One of those rare outfits that cause intrigue and feverish acclaim is the Melbourne-based two-piece, Circular Keys. Consisting of Dennis Santiago and Philippa O’Shea, the duo has existed as a mysterious entity on the fringe of underground Australian sonic output thanks to a series of unheralded releases that consist of wraithlike effervescence, as well as a hesitance towards placing themselves too far forward in the limelight. Dennis Santiago has also been known to write and perform with Absolute Boys (among other outfits) and it is (most likely) through his work with Absolute Boys on their last LP that the relationship with the indomitable Bedroom Suck Records formed. In early July, Circular Keys released Sorry through Bedroom Suck, an album that has threatened to float under the radar and is yet to receive the praise that it deserves.

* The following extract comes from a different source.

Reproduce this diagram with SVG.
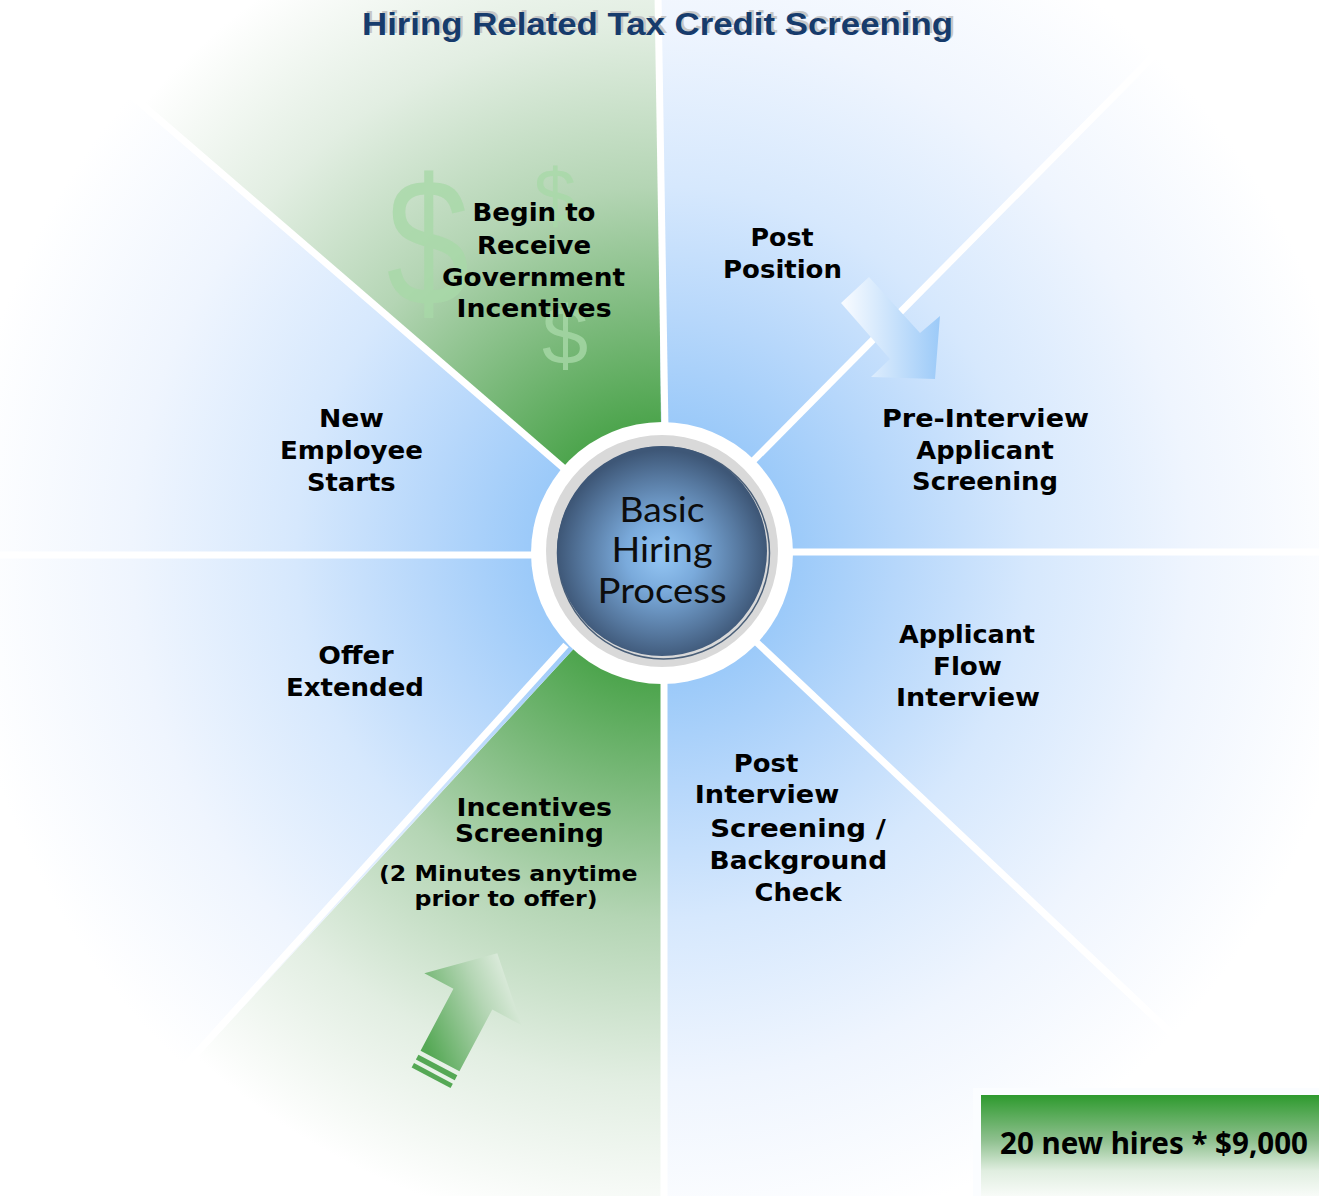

Sorry is an album that dabbles in dream-like concepts, situated in another realm. It acts as an aural portal to the world that exists purely in sound and mind. The album conjures mental images of leaves covered in perpetual dew, of stars that shine and float close to earth, of caverns that wind beneath the earth where sounds echo and call and lead to treasures buried deep. This is an album of alien strangeness, gentle hostility and obscure caresses; inviting and imprisoning at the same time.
After an introductory segment, Sorry bursts to life with ’Baby (Lite)’, one of two singles that emerged in the lead-up to the LP’s release. The song pulses like an approaching rainstorm, approaching on the breeze off the coast. Static beats fall like water drops into a turquoise lagoon, causing ripples through water that glows from beneath. Philippa’s voice alternates from fragmented to pristine and soaring R’n’B and is the sweet fruit covered by the fuzzy skin of Dennis Santiago’s production. ‘Child (Eurogrand)’ is another cut that emerged in 2014 and is a song that takes me deep underground. Sounds are reverberating through subterranean caves that glitter with exotic minerals. The echoing refrain of “bring out the child in me” stirs an inner-desire to return to the days of youthful wonder, a feeling that I can’t shake during listening.

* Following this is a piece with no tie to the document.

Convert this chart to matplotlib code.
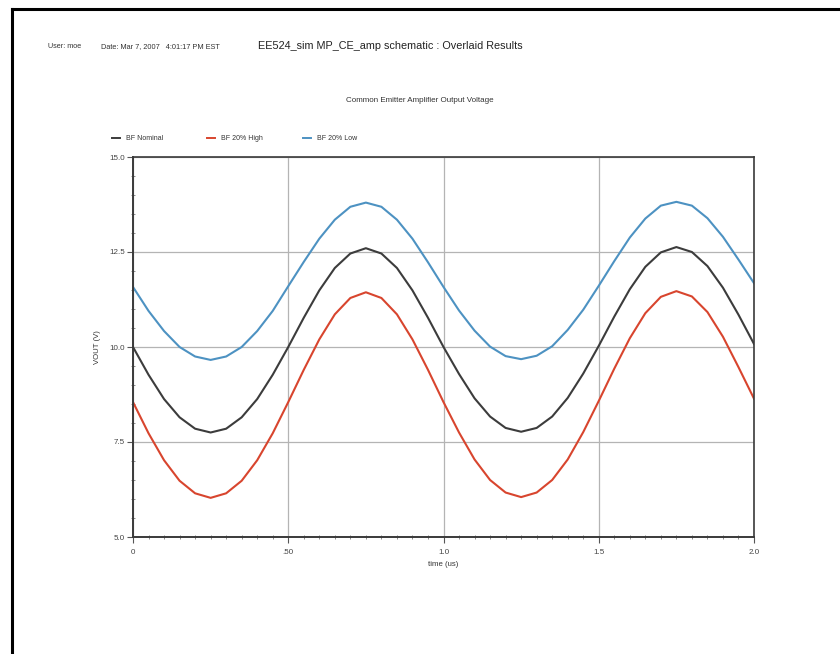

‘Sorry (Reprise)’ features beats that wouldn’t be unheard of in contemporary electronica. Delicate and pattering beats, overlayed again by haunting vocals from O’Shea keep things interesting. I hear her singing “somebody help me”, echoing like she is always just out of reach. ‘Sorry (Reprise)’ is buoyed by sparse piano repetition, keeping the song in a nice recline. A few tracks on and I’m blinded – ‘Diamond’ gleams and sparkles; it strikes with high pitched notes that pierce the atmosphere and are propelled by a blunt knock. O’Shea’s distorted vocals float unhindered, sounding so soulful even when manipulated. The journey comes to an end with ‘Somehow’; this song could loop for hours and I’d be fine with that; it’s caressing and nurturing. It ends the album with a peaceful drift away; not holding on and not encouraging you to let go – just fading away.
Within this album, Circular Keys has created a realm of their own, shrouded in fog from afar but is full of life and colour within. This is an album that I want to soundtrack my dreams or even my life – just to add a bit more majesty to the mundane. Circular Keys should be commended for their attention to creating lush soundscapes and the manipulation of noise to evoke emotional response. This is an album that is hard to put down – out of mind – as it is within the mind that this album grows and thrives.